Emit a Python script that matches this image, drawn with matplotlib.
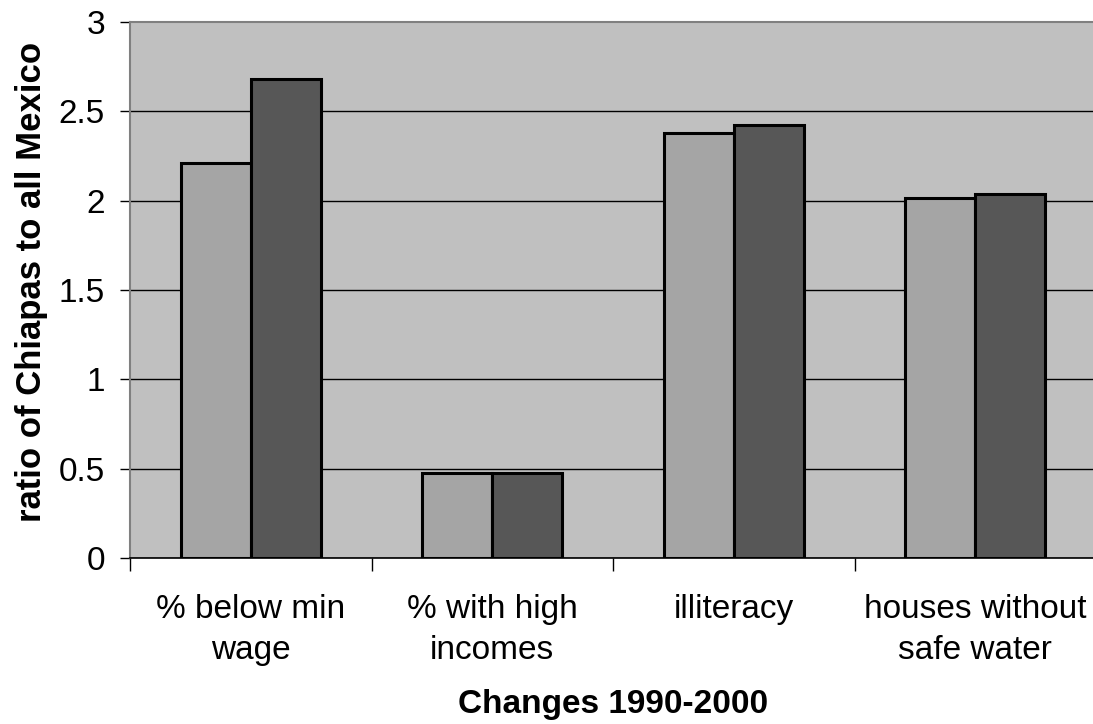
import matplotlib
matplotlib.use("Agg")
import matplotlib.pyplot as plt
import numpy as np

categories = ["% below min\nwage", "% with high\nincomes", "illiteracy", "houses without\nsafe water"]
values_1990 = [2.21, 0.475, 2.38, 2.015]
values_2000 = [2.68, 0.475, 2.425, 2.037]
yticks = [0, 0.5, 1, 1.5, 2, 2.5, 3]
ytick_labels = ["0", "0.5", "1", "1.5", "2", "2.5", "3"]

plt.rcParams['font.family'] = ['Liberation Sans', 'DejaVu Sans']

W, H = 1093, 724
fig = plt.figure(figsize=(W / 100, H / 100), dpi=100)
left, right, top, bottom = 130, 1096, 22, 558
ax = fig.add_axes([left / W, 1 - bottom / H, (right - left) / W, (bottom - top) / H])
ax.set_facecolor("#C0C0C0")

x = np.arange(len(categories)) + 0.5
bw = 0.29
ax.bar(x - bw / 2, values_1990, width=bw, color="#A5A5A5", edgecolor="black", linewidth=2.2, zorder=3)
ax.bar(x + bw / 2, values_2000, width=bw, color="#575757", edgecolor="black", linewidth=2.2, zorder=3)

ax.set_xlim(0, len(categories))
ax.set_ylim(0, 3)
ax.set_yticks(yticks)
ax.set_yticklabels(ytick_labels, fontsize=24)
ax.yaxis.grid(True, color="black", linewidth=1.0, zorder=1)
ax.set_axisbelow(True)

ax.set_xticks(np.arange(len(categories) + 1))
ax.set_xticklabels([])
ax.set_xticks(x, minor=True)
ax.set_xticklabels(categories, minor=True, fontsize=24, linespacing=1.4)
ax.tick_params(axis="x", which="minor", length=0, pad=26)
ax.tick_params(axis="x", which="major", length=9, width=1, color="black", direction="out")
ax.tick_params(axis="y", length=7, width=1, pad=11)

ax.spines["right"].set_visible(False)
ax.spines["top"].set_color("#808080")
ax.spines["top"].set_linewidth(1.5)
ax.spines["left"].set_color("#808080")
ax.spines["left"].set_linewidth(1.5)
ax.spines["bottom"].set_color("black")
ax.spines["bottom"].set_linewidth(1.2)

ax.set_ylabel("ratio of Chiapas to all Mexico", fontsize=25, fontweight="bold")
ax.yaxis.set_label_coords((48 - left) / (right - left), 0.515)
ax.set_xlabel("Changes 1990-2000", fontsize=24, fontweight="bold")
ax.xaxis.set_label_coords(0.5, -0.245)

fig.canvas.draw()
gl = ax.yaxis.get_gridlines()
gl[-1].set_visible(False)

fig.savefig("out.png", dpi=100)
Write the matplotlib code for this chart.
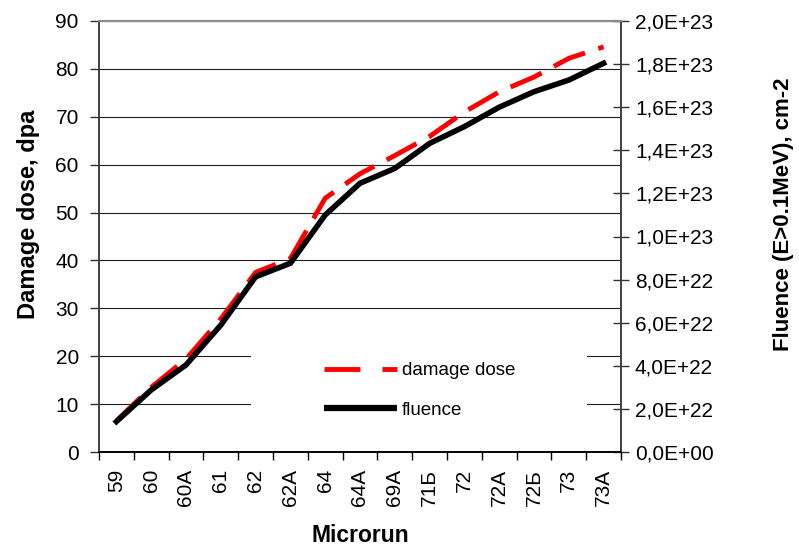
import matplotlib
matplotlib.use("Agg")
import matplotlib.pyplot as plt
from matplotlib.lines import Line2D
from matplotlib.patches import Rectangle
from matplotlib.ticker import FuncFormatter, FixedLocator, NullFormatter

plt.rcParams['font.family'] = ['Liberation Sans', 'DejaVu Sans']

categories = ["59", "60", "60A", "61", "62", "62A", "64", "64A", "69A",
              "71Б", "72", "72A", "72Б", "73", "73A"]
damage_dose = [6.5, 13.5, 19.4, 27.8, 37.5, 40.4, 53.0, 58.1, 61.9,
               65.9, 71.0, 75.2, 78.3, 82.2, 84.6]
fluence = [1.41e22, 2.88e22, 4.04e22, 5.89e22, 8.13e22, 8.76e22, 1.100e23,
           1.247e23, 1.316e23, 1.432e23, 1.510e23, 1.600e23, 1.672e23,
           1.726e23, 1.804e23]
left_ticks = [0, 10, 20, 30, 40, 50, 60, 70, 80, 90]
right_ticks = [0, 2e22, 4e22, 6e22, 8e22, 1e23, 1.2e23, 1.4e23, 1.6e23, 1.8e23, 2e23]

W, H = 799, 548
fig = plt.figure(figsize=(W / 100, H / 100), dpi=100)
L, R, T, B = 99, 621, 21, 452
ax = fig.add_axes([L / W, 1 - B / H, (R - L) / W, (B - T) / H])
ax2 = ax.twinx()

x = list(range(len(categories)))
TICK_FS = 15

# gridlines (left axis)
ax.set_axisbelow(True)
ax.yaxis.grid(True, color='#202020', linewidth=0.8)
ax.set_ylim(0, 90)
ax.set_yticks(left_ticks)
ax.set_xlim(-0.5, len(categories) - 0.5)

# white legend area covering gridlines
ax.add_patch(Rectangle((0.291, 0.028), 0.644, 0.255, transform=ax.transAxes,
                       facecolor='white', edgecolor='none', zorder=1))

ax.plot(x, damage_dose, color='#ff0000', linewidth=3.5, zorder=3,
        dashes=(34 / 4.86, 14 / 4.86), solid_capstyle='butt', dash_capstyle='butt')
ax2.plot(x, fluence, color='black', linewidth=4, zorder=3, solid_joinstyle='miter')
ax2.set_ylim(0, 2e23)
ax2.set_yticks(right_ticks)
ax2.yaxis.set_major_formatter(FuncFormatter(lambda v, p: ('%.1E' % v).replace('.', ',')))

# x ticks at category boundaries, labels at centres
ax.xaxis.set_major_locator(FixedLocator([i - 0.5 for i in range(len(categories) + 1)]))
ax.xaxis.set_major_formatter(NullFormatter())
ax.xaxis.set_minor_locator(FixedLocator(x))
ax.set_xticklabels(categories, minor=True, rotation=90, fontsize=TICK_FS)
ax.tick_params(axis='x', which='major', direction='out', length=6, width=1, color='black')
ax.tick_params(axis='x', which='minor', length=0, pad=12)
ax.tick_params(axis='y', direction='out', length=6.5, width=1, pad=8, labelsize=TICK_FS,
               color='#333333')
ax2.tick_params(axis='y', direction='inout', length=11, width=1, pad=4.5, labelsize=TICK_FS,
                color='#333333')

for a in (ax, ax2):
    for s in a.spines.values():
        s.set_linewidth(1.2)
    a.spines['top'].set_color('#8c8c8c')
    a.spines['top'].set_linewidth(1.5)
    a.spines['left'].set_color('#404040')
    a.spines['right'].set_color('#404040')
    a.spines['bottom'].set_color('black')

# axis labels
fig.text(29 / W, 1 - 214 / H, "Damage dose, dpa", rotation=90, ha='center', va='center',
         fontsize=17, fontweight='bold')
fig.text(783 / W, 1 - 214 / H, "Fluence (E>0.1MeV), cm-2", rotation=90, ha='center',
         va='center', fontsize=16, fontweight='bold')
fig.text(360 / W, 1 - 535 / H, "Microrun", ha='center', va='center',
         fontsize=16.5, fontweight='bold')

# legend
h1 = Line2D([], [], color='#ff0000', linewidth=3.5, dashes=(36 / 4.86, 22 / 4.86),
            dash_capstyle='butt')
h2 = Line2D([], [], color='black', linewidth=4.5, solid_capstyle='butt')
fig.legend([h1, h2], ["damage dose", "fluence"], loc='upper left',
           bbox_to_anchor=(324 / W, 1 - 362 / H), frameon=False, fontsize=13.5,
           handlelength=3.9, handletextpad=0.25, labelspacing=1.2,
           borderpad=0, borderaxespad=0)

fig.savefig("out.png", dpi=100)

▶ **Task goal**:
Write out again every line above exactly as given; the pictures do not belong in the copy.

▶ **Written answer**:
Emit a Python script that matches this image, drawn with matplotlib.
import matplotlib
matplotlib.use("Agg")
import matplotlib.pyplot as plt
import numpy as np

categories = ["% below min\nwage", "% with high\nincomes", "illiteracy", "houses without\nsafe water"]
values_1990 = [2.21, 0.475, 2.38, 2.015]
values_2000 = [2.68, 0.475, 2.425, 2.037]
yticks = [0, 0.5, 1, 1.5, 2, 2.5, 3]
ytick_labels = ["0", "0.5", "1", "1.5", "2", "2.5", "3"]

plt.rcParams['font.family'] = ['Liberation Sans', 'DejaVu Sans']

W, H = 1093, 724
fig = plt.figure(figsize=(W / 100, H / 100), dpi=100)
left, right, top, bottom = 130, 1096, 22, 558
ax = fig.add_axes([left / W, 1 - bottom / H, (right - left) / W, (bottom - top) / H])
ax.set_facecolor("#C0C0C0")

x = np.arange(len(categories)) + 0.5
bw = 0.29
ax.bar(x - bw / 2, values_1990, width=bw, color="#A5A5A5", edgecolor="black", linewidth=2.2, zorder=3)
ax.bar(x + bw / 2, values_2000, width=bw, color="#575757", edgecolor="black", linewidth=2.2, zorder=3)

ax.set_xlim(0, len(categories))
ax.set_ylim(0, 3)
ax.set_yticks(yticks)
ax.set_yticklabels(ytick_labels, fontsize=24)
ax.yaxis.grid(True, color="black", linewidth=1.0, zorder=1)
ax.set_axisbelow(True)

ax.set_xticks(np.arange(len(categories) + 1))
ax.set_xticklabels([])
ax.set_xticks(x, minor=True)
ax.set_xticklabels(categories, minor=True, fontsize=24, linespacing=1.4)
ax.tick_params(axis="x", which="minor", length=0, pad=26)
ax.tick_params(axis="x", which="major", length=9, width=1, color="black", direction="out")
ax.tick_params(axis="y", length=7, width=1, pad=11)

ax.spines["right"].set_visible(False)
ax.spines["top"].set_color("#808080")
ax.spines["top"].set_linewidth(1.5)
ax.spines["left"].set_color("#808080")
ax.spines["left"].set_linewidth(1.5)
ax.spines["bottom"].set_color("black")
ax.spines["bottom"].set_linewidth(1.2)

ax.set_ylabel("ratio of Chiapas to all Mexico", fontsize=25, fontweight="bold")
ax.yaxis.set_label_coords((48 - left) / (right - left), 0.515)
ax.set_xlabel("Changes 1990-2000", fontsize=24, fontweight="bold")
ax.xaxis.set_label_coords(0.5, -0.245)

fig.canvas.draw()
gl = ax.yaxis.get_gridlines()
gl[-1].set_visible(False)

fig.savefig("out.png", dpi=100)
Write the matplotlib code for this chart.
import matplotlib
matplotlib.use("Agg")
import matplotlib.pyplot as plt
from matplotlib.lines import Line2D
from matplotlib.patches import Rectangle
from matplotlib.ticker import FuncFormatter, FixedLocator, NullFormatter

plt.rcParams['font.family'] = ['Liberation Sans', 'DejaVu Sans']

categories = ["59", "60", "60A", "61", "62", "62A", "64", "64A", "69A",
              "71Б", "72", "72A", "72Б", "73", "73A"]
damage_dose = [6.5, 13.5, 19.4, 27.8, 37.5, 40.4, 53.0, 58.1, 61.9,
               65.9, 71.0, 75.2, 78.3, 82.2, 84.6]
fluence = [1.41e22, 2.88e22, 4.04e22, 5.89e22, 8.13e22, 8.76e22, 1.100e23,
           1.247e23, 1.316e23, 1.432e23, 1.510e23, 1.600e23, 1.672e23,
           1.726e23, 1.804e23]
left_ticks = [0, 10, 20, 30, 40, 50, 60, 70, 80, 90]
right_ticks = [0, 2e22, 4e22, 6e22, 8e22, 1e23, 1.2e23, 1.4e23, 1.6e23, 1.8e23, 2e23]

W, H = 799, 548
fig = plt.figure(figsize=(W / 100, H / 100), dpi=100)
L, R, T, B = 99, 621, 21, 452
ax = fig.add_axes([L / W, 1 - B / H, (R - L) / W, (B - T) / H])
ax2 = ax.twinx()

x = list(range(len(categories)))
TICK_FS = 15

# gridlines (left axis)
ax.set_axisbelow(True)
ax.yaxis.grid(True, color='#202020', linewidth=0.8)
ax.set_ylim(0, 90)
ax.set_yticks(left_ticks)
ax.set_xlim(-0.5, len(categories) - 0.5)

# white legend area covering gridlines
ax.add_patch(Rectangle((0.291, 0.028), 0.644, 0.255, transform=ax.transAxes,
                       facecolor='white', edgecolor='none', zorder=1))

ax.plot(x, damage_dose, color='#ff0000', linewidth=3.5, zorder=3,
        dashes=(34 / 4.86, 14 / 4.86), solid_capstyle='butt', dash_capstyle='butt')
ax2.plot(x, fluence, color='black', linewidth=4, zorder=3, solid_joinstyle='miter')
ax2.set_ylim(0, 2e23)
ax2.set_yticks(right_ticks)
ax2.yaxis.set_major_formatter(FuncFormatter(lambda v, p: ('%.1E' % v).replace('.', ',')))

# x ticks at category boundaries, labels at centres
ax.xaxis.set_major_locator(FixedLocator([i - 0.5 for i in range(len(categories) + 1)]))
ax.xaxis.set_major_formatter(NullFormatter())
ax.xaxis.set_minor_locator(FixedLocator(x))
ax.set_xticklabels(categories, minor=True, rotation=90, fontsize=TICK_FS)
ax.tick_params(axis='x', which='major', direction='out', length=6, width=1, color='black')
ax.tick_params(axis='x', which='minor', length=0, pad=12)
ax.tick_params(axis='y', direction='out', length=6.5, width=1, pad=8, labelsize=TICK_FS,
               color='#333333')
ax2.tick_params(axis='y', direction='inout', length=11, width=1, pad=4.5, labelsize=TICK_FS,
                color='#333333')

for a in (ax, ax2):
    for s in a.spines.values():
        s.set_linewidth(1.2)
    a.spines['top'].set_color('#8c8c8c')
    a.spines['top'].set_linewidth(1.5)
    a.spines['left'].set_color('#404040')
    a.spines['right'].set_color('#404040')
    a.spines['bottom'].set_color('black')

# axis labels
fig.text(29 / W, 1 - 214 / H, "Damage dose, dpa", rotation=90, ha='center', va='center',
         fontsize=17, fontweight='bold')
fig.text(783 / W, 1 - 214 / H, "Fluence (E>0.1MeV), cm-2", rotation=90, ha='center',
         va='center', fontsize=16, fontweight='bold')
fig.text(360 / W, 1 - 535 / H, "Microrun", ha='center', va='center',
         fontsize=16.5, fontweight='bold')

# legend
h1 = Line2D([], [], color='#ff0000', linewidth=3.5, dashes=(36 / 4.86, 22 / 4.86),
            dash_capstyle='butt')
h2 = Line2D([], [], color='black', linewidth=4.5, solid_capstyle='butt')
fig.legend([h1, h2], ["damage dose", "fluence"], loc='upper left',
           bbox_to_anchor=(324 / W, 1 - 362 / H), frameon=False, fontsize=13.5,
           handlelength=3.9, handletextpad=0.25, labelspacing=1.2,
           borderpad=0, borderaxespad=0)

fig.savefig("out.png", dpi=100)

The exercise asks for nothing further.